▶ [WHAT THE TASK ASKS]:
Transcribe the data in full and exactly, omitting any pictures.

***** SUPPLIED INFORMATION

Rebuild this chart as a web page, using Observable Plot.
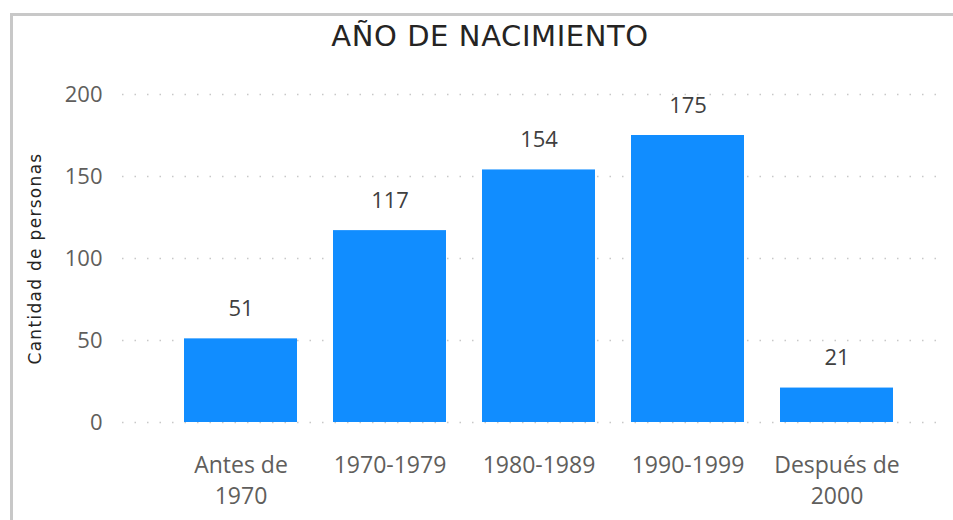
<!DOCTYPE html>
<html>
<head>
<meta charset="utf-8">
<script src="https://cdn.jsdelivr.net/npm/d3@7"></script>
<script src="https://cdn.jsdelivr.net/npm/@observablehq/plot@0.6"></script>
<style>
  html, body { margin: 0; padding: 0; background: #fff; width: 953px; height: 520px; overflow: hidden; }
  #frame { position: absolute; left: 10px; top: 13px; width: 960px; height: 520px;
           border-left: 3px solid #c8c8c8; border-top: 3px solid #c8c8c8; box-sizing: border-box; }
  #title { position: absolute; left: 0; top: 19px; width: 980px; text-align: center;
           font-family: "DejaVu Sans", sans-serif; font-size: 29px; color: #252423; letter-spacing: 0.6px; }
  #chart { position: absolute; left: 0; top: 60px; }
</style>
</head>
<body>
<div id="frame"></div>
<div id="title">AÑO DE NACIMIENTO</div>
<div id="chart"></div>
<script>
const categories = ["Antes de 1970", "1970-1979", "1980-1989", "1990-1999", "Después de 2000"];
const values = [51, 117, 154, 175, 21];
const tickLabels = ["Antes de\n1970", "1970-1979", "1980-1989", "1990-1999", "Después de\n2000"];
const yTicks = [0, 50, 100, 150, 200];
const yLabel = "Cantidad de personas";

const data = categories.map((c, i) => ({category: c, value: values[i]}));
const labelOf = new Map(categories.map((c, i) => [c, tickLabels[i]]));

const chart = Plot.plot({
  width: 953,
  height: 460,
  marginTop: 34,
  marginBottom: 98,
  marginLeft: 122,
  marginRight: 8,
  style: {fontFamily: "'Segoe UI', 'Open Sans', sans-serif", fontSize: "20px", color: "#605e5c", background: "transparent"},
  x: {domain: categories, range: [183, 894], paddingInner: 0.244, paddingOuter: 0, label: null},
  y: {domain: [0, 200], label: null},
  marks: [
    Plot.ruleY(yTicks, {stroke: "#c8c8c8", strokeWidth: 1.5, strokeDasharray: "1.5,11"}),
    Plot.barY(data, {x: "category", y: "value", fill: "#118DFF"}),
    Plot.text(data, {x: "category", y: "value", text: d => String(d.value), dy: -30, fill: "#404040", fontSize: 22}),
    Plot.axisY(yTicks, {tickSize: 0, tickPadding: 20, fontSize: 22, fill: "#605e5c", label: null}),
    Plot.axisX({tickSize: 0, tickPadding: 28, fontSize: 23, fill: "#605e5c", lineHeight: 1.35, tickFormat: d => labelOf.get(d), label: null}),
    Plot.text([yLabel], {frameAnchor: "left", dx: -87, rotate: -90, fontSize: 17, fontFamily: "DejaVu Sans", fill: "#252423", textAnchor: "middle"})
  ]
});
d3.select(chart).selectAll("text").filter(function() { return this.textContent === yLabel; })
  .style("letter-spacing", "1.3px");
document.getElementById("chart").appendChild(chart);
</script>
</body>
</html>
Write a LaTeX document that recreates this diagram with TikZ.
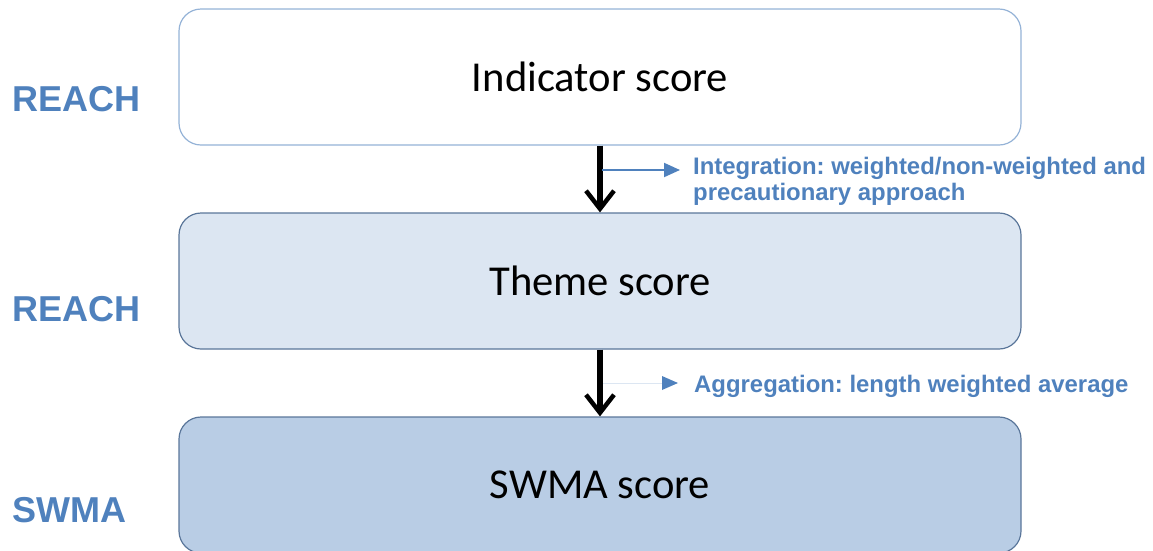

**********

▶ [SOLUTION]:
Rebuild this chart as a web page, using Observable Plot.
<!DOCTYPE html>
<html>
<head>
<meta charset="utf-8">
<script src="https://cdn.jsdelivr.net/npm/d3@7"></script>
<script src="https://cdn.jsdelivr.net/npm/@observablehq/plot@0.6"></script>
<style>
  html, body { margin: 0; padding: 0; background: #fff; width: 953px; height: 520px; overflow: hidden; }
  #frame { position: absolute; left: 10px; top: 13px; width: 960px; height: 520px;
           border-left: 3px solid #c8c8c8; border-top: 3px solid #c8c8c8; box-sizing: border-box; }
  #title { position: absolute; left: 0; top: 19px; width: 980px; text-align: center;
           font-family: "DejaVu Sans", sans-serif; font-size: 29px; color: #252423; letter-spacing: 0.6px; }
  #chart { position: absolute; left: 0; top: 60px; }
</style>
</head>
<body>
<div id="frame"></div>
<div id="title">AÑO DE NACIMIENTO</div>
<div id="chart"></div>
<script>
const categories = ["Antes de 1970", "1970-1979", "1980-1989", "1990-1999", "Después de 2000"];
const values = [51, 117, 154, 175, 21];
const tickLabels = ["Antes de\n1970", "1970-1979", "1980-1989", "1990-1999", "Después de\n2000"];
const yTicks = [0, 50, 100, 150, 200];
const yLabel = "Cantidad de personas";

const data = categories.map((c, i) => ({category: c, value: values[i]}));
const labelOf = new Map(categories.map((c, i) => [c, tickLabels[i]]));

const chart = Plot.plot({
  width: 953,
  height: 460,
  marginTop: 34,
  marginBottom: 98,
  marginLeft: 122,
  marginRight: 8,
  style: {fontFamily: "'Segoe UI', 'Open Sans', sans-serif", fontSize: "20px", color: "#605e5c", background: "transparent"},
  x: {domain: categories, range: [183, 894], paddingInner: 0.244, paddingOuter: 0, label: null},
  y: {domain: [0, 200], label: null},
  marks: [
    Plot.ruleY(yTicks, {stroke: "#c8c8c8", strokeWidth: 1.5, strokeDasharray: "1.5,11"}),
    Plot.barY(data, {x: "category", y: "value", fill: "#118DFF"}),
    Plot.text(data, {x: "category", y: "value", text: d => String(d.value), dy: -30, fill: "#404040", fontSize: 22}),
    Plot.axisY(yTicks, {tickSize: 0, tickPadding: 20, fontSize: 22, fill: "#605e5c", label: null}),
    Plot.axisX({tickSize: 0, tickPadding: 28, fontSize: 23, fill: "#605e5c", lineHeight: 1.35, tickFormat: d => labelOf.get(d), label: null}),
    Plot.text([yLabel], {frameAnchor: "left", dx: -87, rotate: -90, fontSize: 17, fontFamily: "DejaVu Sans", fill: "#252423", textAnchor: "middle"})
  ]
});
d3.select(chart).selectAll("text").filter(function() { return this.textContent === yLabel; })
  .style("letter-spacing", "1.3px");
document.getElementById("chart").appendChild(chart);
</script>
</body>
</html>
Write a LaTeX document that recreates this diagram with TikZ.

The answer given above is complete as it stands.